Set exercise:
Only the lines from the start of the data through the line containing "ax.set_xlim(2009, 2014.42)" should be written out, exactly as they are, with both ends included and the pictures left out.

Recorded data:
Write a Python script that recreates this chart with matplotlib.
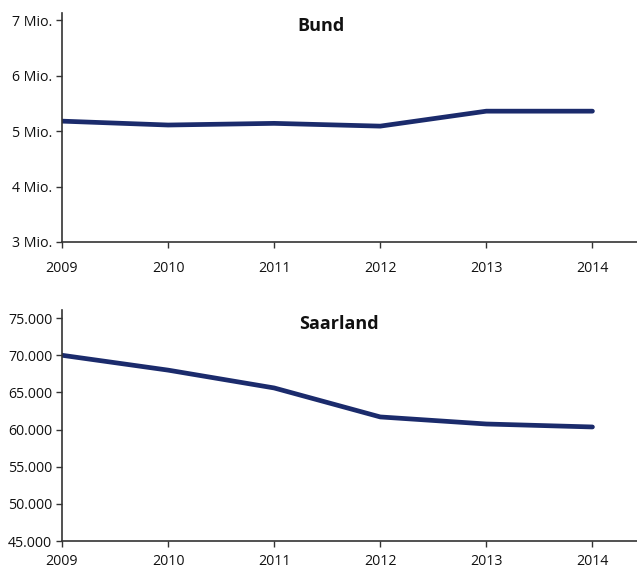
import matplotlib
matplotlib.use("Agg")
import matplotlib.pyplot as plt
from matplotlib.ticker import FuncFormatter

years = [2009, 2010, 2011, 2012, 2013, 2014]
bund = [5.18, 5.11, 5.14, 5.09, 5.36, 5.36]
saarland = [70000, 68000, 65600, 61700, 60750, 60350]
bund_ticks = [3, 4, 5, 6, 7]
saar_ticks = [45000, 50000, 55000, 60000, 65000, 70000, 75000]

plt.rcParams['font.family'] = ['Open Sans', 'DejaVu Sans']
color = '#1b2b6c'
spine_c = '#333333'

fig = plt.figure(figsize=(6.37, 5.68), dpi=100)
ax1 = fig.add_axes([0.0973, 0.574, 0.9027, 0.403])
ax2 = fig.add_axes([0.0973, 0.0475, 0.9027, 0.4065])

def style(ax, xpad):
    for s in ['top', 'right']:
        ax.spines[s].set_visible(False)
    for s in ['left', 'bottom']:
        ax.spines[s].set_color(spine_c)
        ax.spines[s].set_linewidth(1.2)
    ax.tick_params(axis='y', length=4, width=1, color=spine_c, pad=3, labelsize=10.2, labelcolor='#111111')
    ax.tick_params(axis='x', length=4, width=1, color=spine_c, pad=xpad, labelsize=10.2, labelcolor='#111111')
    ax.set_xticks(years)
    ax.set_xlim(2009, 2014.42)

ax1.plot(years, bund, color=color, lw=3.4, solid_capstyle='round', solid_joinstyle='round')
style(ax1, 10)
ax1.set_ylim(3, 7.13)
ax1.set_yticks(bund_ticks)
ax1.yaxis.set_major_formatter(FuncFormatter(lambda v, p: f"{int(v)} Mio."))
ax1.text(0.451, 0.943, 'Bund', transform=ax1.transAxes, ha='center', va='center',
         fontsize=13, fontweight='bold', color='#111111')

ax2.plot(years, saarland, color=color, lw=3.4, solid_capstyle='round', solid_joinstyle='round')
style(ax2, 5.5)
ax2.set_ylim(45000, 76075)
ax2.set_yticks(saar_ticks)
ax2.yaxis.set_major_formatter(FuncFormatter(lambda v, p: f"{int(v):,}".replace(',', '.')))
ax2.text(0.482, 0.939, 'Saarland', transform=ax2.transAxes, ha='center', va='center',
         fontsize=13, fontweight='bold', color='#111111')

fig.savefig('out.png', dpi=100)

Result for this exercise:
Write a Python script that recreates this chart with matplotlib.
import matplotlib
matplotlib.use("Agg")
import matplotlib.pyplot as plt
from matplotlib.ticker import FuncFormatter

years = [2009, 2010, 2011, 2012, 2013, 2014]
bund = [5.18, 5.11, 5.14, 5.09, 5.36, 5.36]
saarland = [70000, 68000, 65600, 61700, 60750, 60350]
bund_ticks = [3, 4, 5, 6, 7]
saar_ticks = [45000, 50000, 55000, 60000, 65000, 70000, 75000]

plt.rcParams['font.family'] = ['Open Sans', 'DejaVu Sans']
color = '#1b2b6c'
spine_c = '#333333'

fig = plt.figure(figsize=(6.37, 5.68), dpi=100)
ax1 = fig.add_axes([0.0973, 0.574, 0.9027, 0.403])
ax2 = fig.add_axes([0.0973, 0.0475, 0.9027, 0.4065])

def style(ax, xpad):
    for s in ['top', 'right']:
        ax.spines[s].set_visible(False)
    for s in ['left', 'bottom']:
        ax.spines[s].set_color(spine_c)
        ax.spines[s].set_linewidth(1.2)
    ax.tick_params(axis='y', length=4, width=1, color=spine_c, pad=3, labelsize=10.2, labelcolor='#111111')
    ax.tick_params(axis='x', length=4, width=1, color=spine_c, pad=xpad, labelsize=10.2, labelcolor='#111111')
    ax.set_xticks(years)
    ax.set_xlim(2009, 2014.42)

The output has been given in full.